Most everyday tasks don't offer much trouble to the Mega, but it didn't cope quite so well with gaming. The glossy 3D game N.O.V.A 3 was very stuttery, verging on being unplayable, given the fast-paced nature of the game. Less demanding titles such as Grand Theft Auto: Vice City and Riptide GP played more smoothly, although these too had moments when frame rates dropped.
With such a huge body, there's plenty of room to stuff in a whopping great battery. Inside the Mega is a 3,200mAh battery -- a healthy step up from the 2,600mAh cell in the S4. With a less demanding processor too, battery life was unsurprisingly good.
I found I was easily able to eke a whole day of use from the phone without needing to be too careful about what I was doing. Even with push email activated, playing some games, and streaming video, the phone had plenty of juice left when I returned home from the office in the evening.
As with all phones, actual battery life varies wildly on your own use. If you keep the screen brightness ramped to the max and spend the day streaming Netflix over 4G, you should expect to be charging it every night. If you're careful about what you're doing, you could probably squeeze two days of use from it -- something that can't be said of the vast majority of smart phones around.
On the back of the Mega is an 8-megapixel camera, a far cry from the 13 megapixels of the S4. Megapixels certainly aren't everything though -- it's important then to see how the photos stack up.
My test shots didn't reveal a great deal of difference in practice. The Mega struggled slightly more bringing the bright window under control, resulting in some distortion around the pillar in front of it.

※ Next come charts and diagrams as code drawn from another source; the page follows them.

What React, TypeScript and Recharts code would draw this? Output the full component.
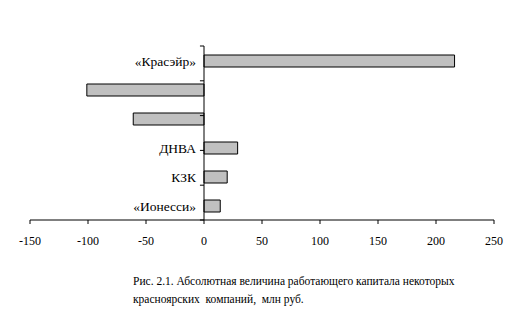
import { BarChart, Bar, XAxis, YAxis, ReferenceLine, LabelList } from "recharts";

const categories = ["«Красэйр»", "", "", "ДНВА", "КЗК", "«Ионесси»"];
const values = [216, -101, -61, 29, 20, 14]; // млн руб.
const xTicks = [-150, -100, -50, 0, 50, 100, 150, 200, 250];
const boundaries = [0, 1, 2, 3, 4, 5, 6];
const captionLines = [
  "Рис. 2.1. Абсолютная величина работающего капитала некоторых",
  "красноярских  компаний,  млн руб.",
];

const FONT = '"Liberation Serif", "Times New Roman", serif';

const data = categories.map((name, i) => ({ id: `c${i}`, name, value: values[i] }));

// category names sit left of the zero line, right-aligned
const renderLabel = (props: any) => {
  const { x, y, height, value } = props;
  if (!value) return null;
  return (
    <text
      x={Number(x) - 8}
      y={Number(y) + Number(height) / 2}
      textAnchor="end"
      dominantBaseline="central"
      fontSize={13.5}
      fontFamily={FONT}
      fill="#000"
    >
      {value}
    </text>
  );
};

export default function App() {
  return (
    <div style={{ position: "absolute", left: 0, top: 0, width: 530, height: 334, background: "#fff" }}>
      <BarChart
        width={530}
        height={260}
        data={data}
        layout="vertical"
        barCategoryGap={0}
        margin={{ top: 46, right: 36, left: 30, bottom: 10 }}
      >
        <XAxis
          type="number"
          domain={[-150, 250]}
          ticks={xTicks}
          interval={0}
          axisLine={{ stroke: "#000" }}
          tickLine={{ stroke: "#000" }}
          tickSize={4}
          tickMargin={12}
          height={30}
          tick={{ fontSize: 12, fontFamily: FONT, fill: "#000" }}
        />
        <YAxis yAxisId="cat" type="category" dataKey="id" hide />
        <YAxis yAxisId="num" type="number" domain={[0, 6]} hide />
        <ReferenceLine yAxisId="cat" x={0} stroke="#000" />
        {boundaries.map((k) => (
          <ReferenceLine
            key={k}
            yAxisId="num"
            segment={[
              { x: -3.5, y: k },
              { x: 0, y: k },
            ]}
            stroke="#000"
          />
        ))}
        <Bar
          yAxisId="cat"
          dataKey="value"
          barSize={12}
          fill="#c0c0c0"
          stroke="#000"
          strokeWidth={1}
          isAnimationActive={false}
        >
          <LabelList dataKey="name" content={renderLabel} />
        </Bar>
      </BarChart>
      <div
        style={{
          position: "absolute",
          left: 133,
          top: 272,
          fontFamily: FONT,
          fontSize: 11.5,
          lineHeight: "18px",
          whiteSpace: "pre",
          color: "#000",
        }}
      >
        {captionLines.map((line) => (
          <div key={line}>{line}</div>
        ))}
      </div>
    </div>
  );
}
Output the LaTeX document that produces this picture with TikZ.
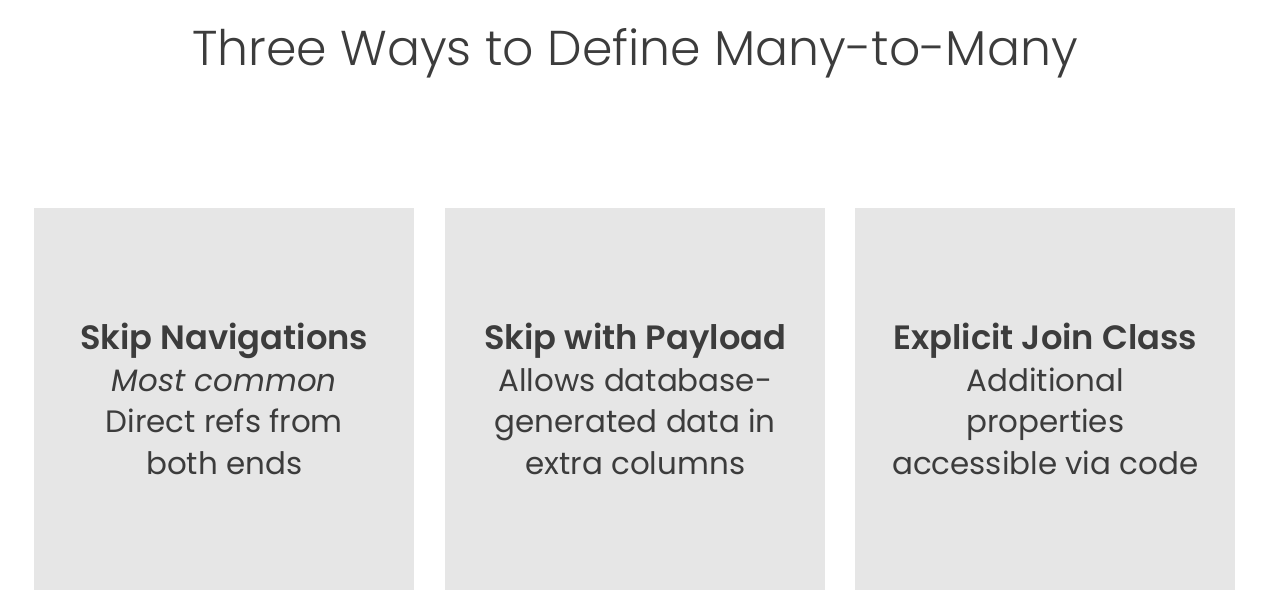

Both cameras, however, achieved a generally decent overall exposure, with accurate, rich colours and comparable levels of image noise in the shadowy areas.
When viewing at full resolution, it's easy to see the benefit of the extra pixels in the S4's camera, but the Mega's isn't at all bad. It's certainly good enough to keep your Facebook and Twitter feeds full of snaps of your pets.
The Samsung Galaxy Mega's enormous size immediately makes it a poor choice if you just want a decent all-round mobile to slide into your pocket. Its good camera, bold screen and admirable battery life all stand in its favour, but only consider it if you crave a giant screen for videos -- and don't mind looking ridiculous when you're on the phone.